What if, as a part of my program for morphing into someone better, my attitude towards myself was a kinder, gentler one? What if the generous love & support that I readily give to others I would now give to me? What if I genuinely felt I was deserving & worthy of goodness…what might my new year hold in store for me? Which led me to the next piece of info I accidentally came across…“As the saying goes, to love and be loved is one of life’s greatest treasures. It feels so good to be able to cherish someone and do selfless acts for them. But how can a person love another when they do not know how to love themselves? Also, how can you expect to really help others if you have spent so much time on others that you have not kept things in order in your own life? Before you can seriously love someone else by affecting them positively, you have to do what it takes to put yourself in a position to emotionally, financially, and spiritually help others.” These words struck a chord within that made me sit up & take notice. What I was reading was that I can’t possibly be in a solid, stable position to reach out to help others in need if I’m feeling totally drained. I need to love self first before being able to love others.


Which brings me full circle back to my New Year Resolutions for 2011. They’re going to be somewhat different than what the average person writes up for themselves. These will be do-able and if I somehow slip up in the middle of the year – I promise to love & forgive myself.


My Resolutions for 2011


1. Hang up a large poster board and when I come across something that makes me happy – I will cut it out & paste it on this board. I am calling it a “Dream Board” and will fill it with items that make my heart swell with joy.


2. I will become mentally aware of when I verbally beat myself up over simply being human and stop the self berating nasty talk to self & replace it with loving statements instead.


3. I will go for bike rides more often and long, leisurely walks not because I want to lose weight but because these are activities I truly enjoy doing & make me happy when I do them.


4. I will learn to say “no” firmly yet kindly when invited to attend an event with friends and/or family when I’m really feeling exhausted & would prefer staying home to relax – without feeling a sense of guilt for not participating. It’s okay if I don’t fill every night of the week after work with doing something with others. Thankfully there will be a year’s worth of endless invites that I can go to when I’m feeling vibrant and energized.
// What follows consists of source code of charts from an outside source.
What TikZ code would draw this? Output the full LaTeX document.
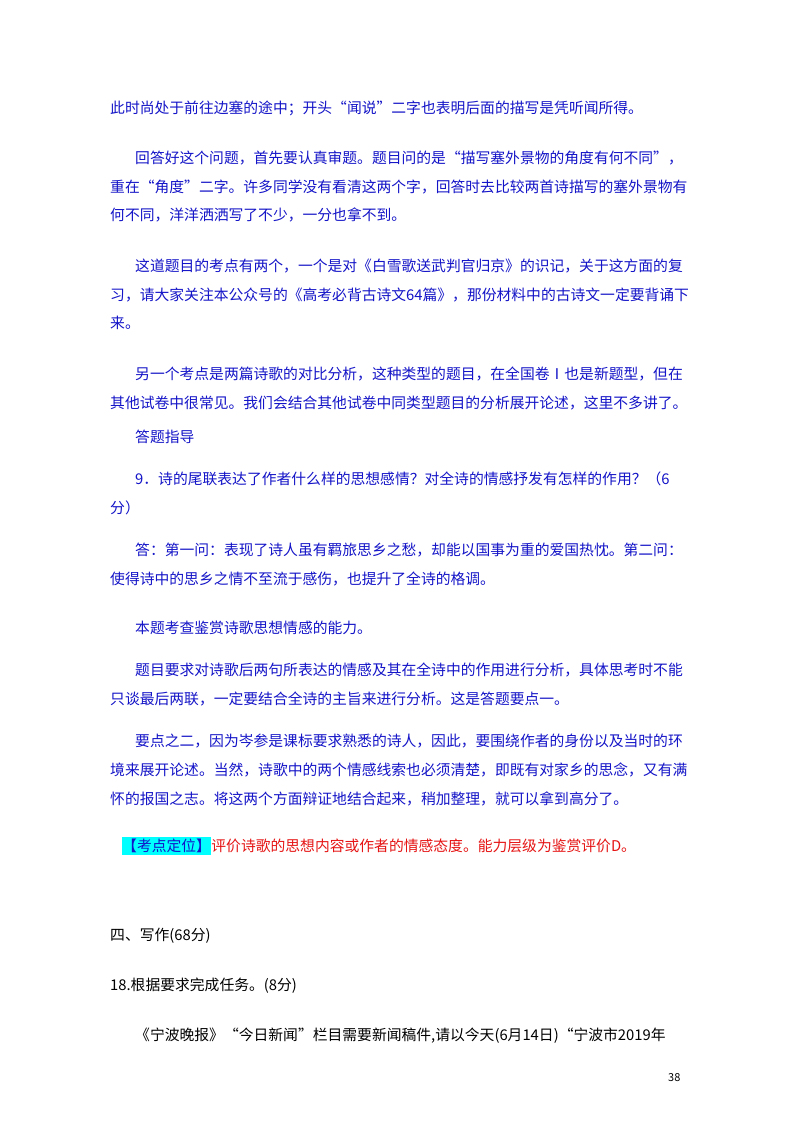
\documentclass[tikz,border=0pt]{standalone}
\usepackage{fontspec}
\setmainfont{Noto Sans CJK SC}
\definecolor{tblue}{RGB}{20,20,200}
\definecolor{tred}{RGB}{230,20,20}
\definecolor{tcyan}{RGB}{0,255,255}
\begin{document}
\begin{tikzpicture}[x=1pt,y=-1pt,
  ln/.style={anchor=west,inner sep=0pt,font=\fontsize{14.8}{14.8}\selectfont,text=tblue},
  bk/.style={ln,text=black}]
\useasboundingbox (0,0) rectangle (800,1132);
\fill[white] (0,0) rectangle (800,1132);
\node[ln] (l1) at (110,108) {此时尚处于前往边塞的途中；开头“闻说”二字也表明后面的描写是凭听闻所得。};
\node[ln] (l2) at (135,158) {回答好这个问题，首先要认真审题。题目问的是“描写塞外景物的角度有何不同”，};
\node[ln] (l3) at (110,187) {重在“角度”二字。许多同学没有看清这两个字，回答时去比较两首诗描写的塞外景物有};
\node[ln] (l4) at (110,215) {何不同，洋洋洒洒写了不少，一分也拿不到。};
\node[ln] (l5) at (135,266) {这道题目的考点有两个，一个是对《白雪歌送武判官归京》的识记，关于这方面的复};
\node[ln] (l6) at (110,295) {习，请大家关注本公众号的《高考必背古诗文64篇》，那份材料中的古诗文一定要背诵下};
\node[ln] (l7) at (110,323) {来。};
\node[ln] (l8) at (135,374) {另一个考点是两篇诗歌的对比分析，这种类型的题目，在全国卷Ⅰ也是新题型，但在};
\node[ln] (l9) at (110,403) {其他试卷中很常见。我们会结合其他试卷中同类型题目的分析展开论述，这里不多讲了。};
\node[ln] (l10) at (135,437) {答题指导};
\node[ln] (l11) at (135,479) {9．诗的尾联表达了作者什么样的思想感情？对全诗的情感抒发有怎样的作用？（6};
\node[ln] (l12) at (110,508) {分）};
\node[ln] (l13) at (135,550) {答：第一问：表现了诗人虽有羁旅思乡之愁，却能以国事为重的爱国热忱。第二问：};
\node[ln] (l14) at (110,579) {使得诗中的思乡之情不至流于感伤，也提升了全诗的格调。};
\node[ln] (l15) at (135,628) {本题考查鉴赏诗歌思想情感的能力。};
\node[ln] (l16) at (135,670) {题目要求对诗歌后两句所表达的情感及其在全诗中的作用进行分析，具体思考时不能};
\node[ln] (l17) at (110,699) {只谈最后两联，一定要结合全诗的主旨来进行分析。这是答题要点一。};
\node[ln] (l18) at (135,741) {要点之二，因为岑参是课标要求熟悉的诗人，因此，要围绕作者的身份以及当时的环};
\node[ln] (l19) at (110,770) {境来展开论述。当然，诗歌中的两个情感线索也必须清楚，即既有对家乡的思念，又有满};
\node[ln] (l20) at (110,799) {怀的报国之志。将这两个方面辩证地结合起来，稍加整理，就可以拿到高分了。};
\node[ln,fill=tcyan,inner ysep=2pt] (kd) at (122,846) {【考点定位】};
\node[ln,text=tred,anchor=west] (kdt) at (kd.east) {评价诗歌的思想内容或作者的情感态度。能力层级为鉴赏评价D。};
\node[bk] (w1) at (110,936) {四、写作(68分)};
\node[bk] (w2) at (110,986) {18.根据要求完成任务。(8分)};
\node[bk] (w3) at (135,1036) {《宁波晚报》“今日新闻”栏目需要新闻稿件,请以今天(6月14日)“宁波市2019年};
\node[bk,font=\fontsize{11}{11}\selectfont] (pg) at (668,1078) {38};
\end{tikzpicture}
\end{document}
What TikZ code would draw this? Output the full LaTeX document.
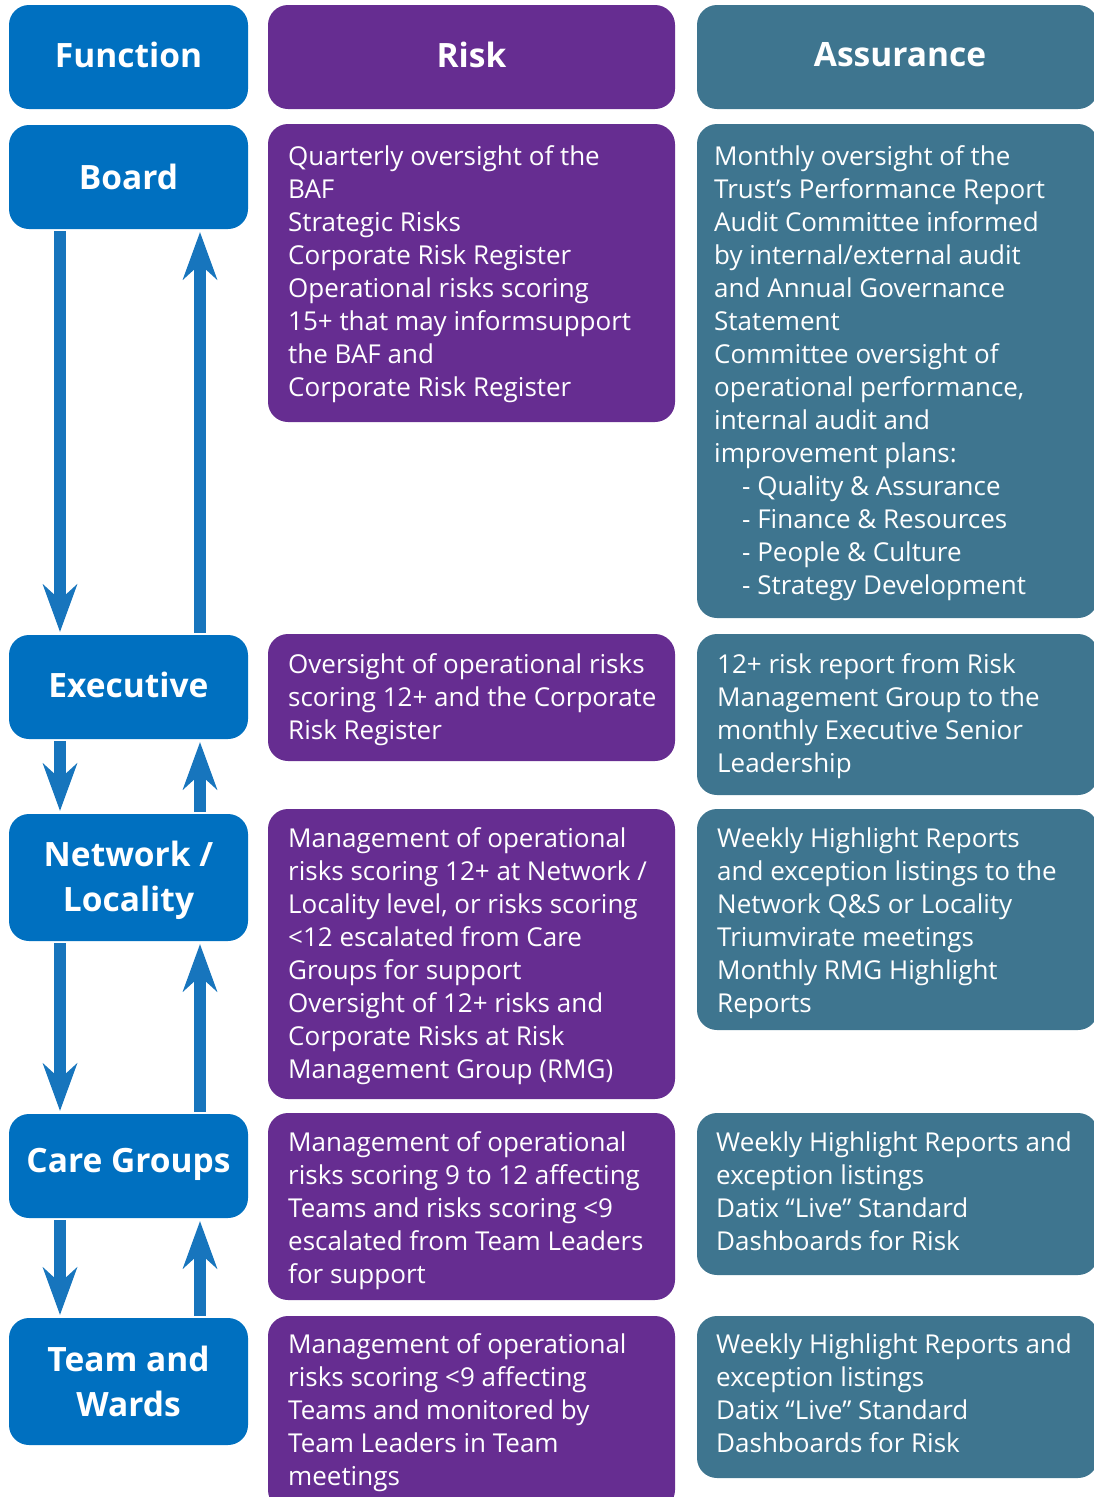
\documentclass[tikz,border=0pt]{standalone}
\usepackage{fontspec}
\setmainfont{Open Sans}
\usetikzlibrary{arrows.meta}
\definecolor{fblue}{RGB}{0,112,192}
\definecolor{rpurple}{RGB}{102,45,145}
\definecolor{ateal}{RGB}{62,117,143}
\definecolor{arrblue}{RGB}{23,117,189}
\newcommand\fst{\rule{0pt}{26pt}}
\tikzset{
  boxbase/.style={rounded corners=20pt, inner sep=0pt, text=white},
  fbox/.style={boxbase, fill=fblue, minimum width=239pt},
  flabel/.style={text=white, inner sep=0pt, align=center, font=\fontsize{33.5}{45}\selectfont\bfseries},
  rbox/.style={boxbase, fill=rpurple, minimum width=407pt},
  abox/.style={boxbase, fill=ateal, minimum width=401pt},
  body/.style={anchor=north west, inner sep=0pt, align=left, text=white, font=\fontsize{26}{33}\selectfont},
  arr/.style={draw=arrblue, line width=12pt, -{Stealth[length=48pt, width=35pt, inset=16pt, line width=0pt]}, shorten <=2pt, shorten >=3pt},
}
\begin{document}
\begin{tikzpicture}[x=1pt,y=-1pt]
\useasboundingbox (0,0) rectangle (1094,1497);
\clip (0,0) rectangle (1094,1497);
% Function column
\node[fbox, minimum height=104pt] (fhead) at (128.5,57) {};
\node[fbox, minimum height=104pt] (board) at (128.5,177) {};
\node[fbox, minimum height=104pt] (exec) at (128.5,687) {};
\node[fbox, minimum height=127pt] (net) at (128.5,877.5) {};
\node[fbox, minimum height=104pt] (care) at (128.5,1166) {};
\node[fbox, minimum height=127pt] (team) at (128.5,1381.5) {};
\node[flabel] (fheadt) at (128.5,55) {Function};
\node[flabel] (boardt) at (128.5,177) {Board};
\node[flabel] (exect) at (128.5,685) {Executive};
\node[flabel] (nett) at (128.5,880) {Network /\\Locality};
\node[flabel] (caret) at (128.5,1164) {Care Groups};
\node[flabel] (teamt) at (128.5,1381.5) {Team and\\Wards};
% Risk column
\node[rbox, minimum height=104pt] (rhead) at (471.5,57) {};
\node[flabel] (rheadt) at (471.5,55) {Risk};
\node[rbox, minimum height=298pt] (rboard) at (471.5,273) {};
\node[rbox, minimum height=127pt] (rexec) at (471.5,697.5) {};
\node[rbox, minimum height=290pt] (rnet) at (471.5,954) {};
\node[rbox, minimum height=187pt] (rcare) at (471.5,1206.5) {};
\node[rbox, minimum height=194pt] (rteam) at (471.5,1413) {};
% Assurance column
\node[abox, minimum height=104pt] (ahead) at (897.5,57) {};
\node[flabel] (aheadt) at (900,55) {Assurance};
\node[abox, minimum height=494pt] (aboard) at (897.5,371) {};
\node[abox, minimum height=161pt] (aexec) at (897.5,714.5) {};
\node[abox, minimum height=221pt] (anet) at (897.5,919.5) {};
\node[abox, minimum height=162pt] (acare) at (897.5,1194) {};
\node[abox, minimum height=162pt] (ateam) at (897.5,1397) {};
% Risk texts
\node[body] (trboard) at (288,139) {\fst Quarterly oversight of the\\BAF\\Strategic Risks\\Corporate Risk Register\\Operational risks scoring\\15+ that may informsupport\\the BAF and\\Corporate Risk Register};
\node[body] (trexec) at (288,647) {\fst Oversight of operational risks\\scoring 12+ and the Corporate\\Risk Register};
\node[body] (trnet) at (288,821) {\fst Management of operational\\risks scoring 12+ at Network /\\Locality level, or risks scoring\\<12 escalated from Care\\Groups for support\\Oversight of 12+ risks and\\Corporate Risks at Risk\\Management Group (RMG)};
\node[body] (trcare) at (288,1125) {\fst Management of operational\\risks scoring 9 to 12 affecting\\Teams and risks scoring <9\\escalated from Team Leaders\\for support};
\node[body] (trteam) at (288,1327) {\fst Management of operational\\risks scoring <9 affecting\\Teams and monitored by\\Team Leaders in Team\\meetings};
% Assurance texts
\node[body] (taboard) at (714,139) {\fst Monthly oversight of the\\Trust’s Performance Report\\Audit Committee informed\\by internal/external audit\\and Annual Governance\\Statement\\Committee oversight of\\operational performance,\\internal audit and\\improvement plans:\\\hspace*{28pt}- Quality \& Assurance\\\hspace*{28pt}- Finance \& Resources\\\hspace*{28pt}- People \& Culture\\\hspace*{28pt}- Strategy Development};
\node[body] (taexec) at (717,647) {\fst 12+ risk report from Risk\\Management Group to the\\monthly Executive Senior\\Leadership};
\node[body] (tanet) at (717,821) {\fst Weekly Highlight Reports\\and exception listings to the\\Network Q\&S or Locality\\Triumvirate meetings\\Monthly RMG Highlight\\Reports};
\node[body] (tacare) at (716,1125) {\fst Weekly Highlight Reports and\\exception listings\\Datix “Live” Standard\\Dashboards for Risk};
\node[body] (tateam) at (716,1327) {\fst Weekly Highlight Reports and\\exception listings\\Datix “Live” Standard\\Dashboards for Risk};
% Arrows
\draw[arr] ([xshift=-68.5pt]board.south) -- ([xshift=-68.5pt]exec.north);
\draw[arr] ([xshift=71.5pt]exec.north) -- ([xshift=71.5pt]board.south);
\draw[arr] ([xshift=-68.5pt]exec.south) -- ([xshift=-68.5pt]net.north);
\draw[arr] ([xshift=71.5pt]net.north) -- ([xshift=71.5pt]exec.south);
\draw[arr] ([xshift=-68.5pt]net.south) -- ([xshift=-68.5pt]care.north);
\draw[arr] ([xshift=71.5pt]care.north) -- ([xshift=71.5pt]net.south);
\draw[arr] ([xshift=-68.5pt]care.south) -- ([xshift=-68.5pt]team.north);
\draw[arr] ([xshift=71.5pt]team.north) -- ([xshift=71.5pt]care.south);
\end{tikzpicture}
\end{document}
5. I will lie outside in my backyard on my comfy lawn chair more often during the summer to read a good book or listen to some of my meditation music cd’s or stare mindlessly at the blue sky while listening to the birds sing because I really love to do this & it feels good when I’m outdoors connecting with Mother Earth and all her magical beauty.


6. I will not allow others to belittle me in order to make themselves feel superior. I will nicely but firmly tell them to stop. Usually I worry if I speak up that I will hurt their feelings while putting aside my own feelings of pain.


7. I will spend more time focusing on all the good I have in my life instead of spazzing out when something doesn’t go right. I should know by now that whenever something does go wrong it’s always a temporary situation that gets resolved in the end. Whatever is the “drama of the moment” is not worth me spending my time & energy in stressing and worrying. Instead I will think of all the blessings I have in my life everyday from minor to major and fill my heart up with the joy of these often taken for granted gifts.


8. I will love myself by filling my own cup up with the joys & wonders of life thereby re-energizing my heart & soul. I will take more vacations. I will not save a bottle of wine for a special occasion because every day is a day to celebrate. Why? Because I deserve it!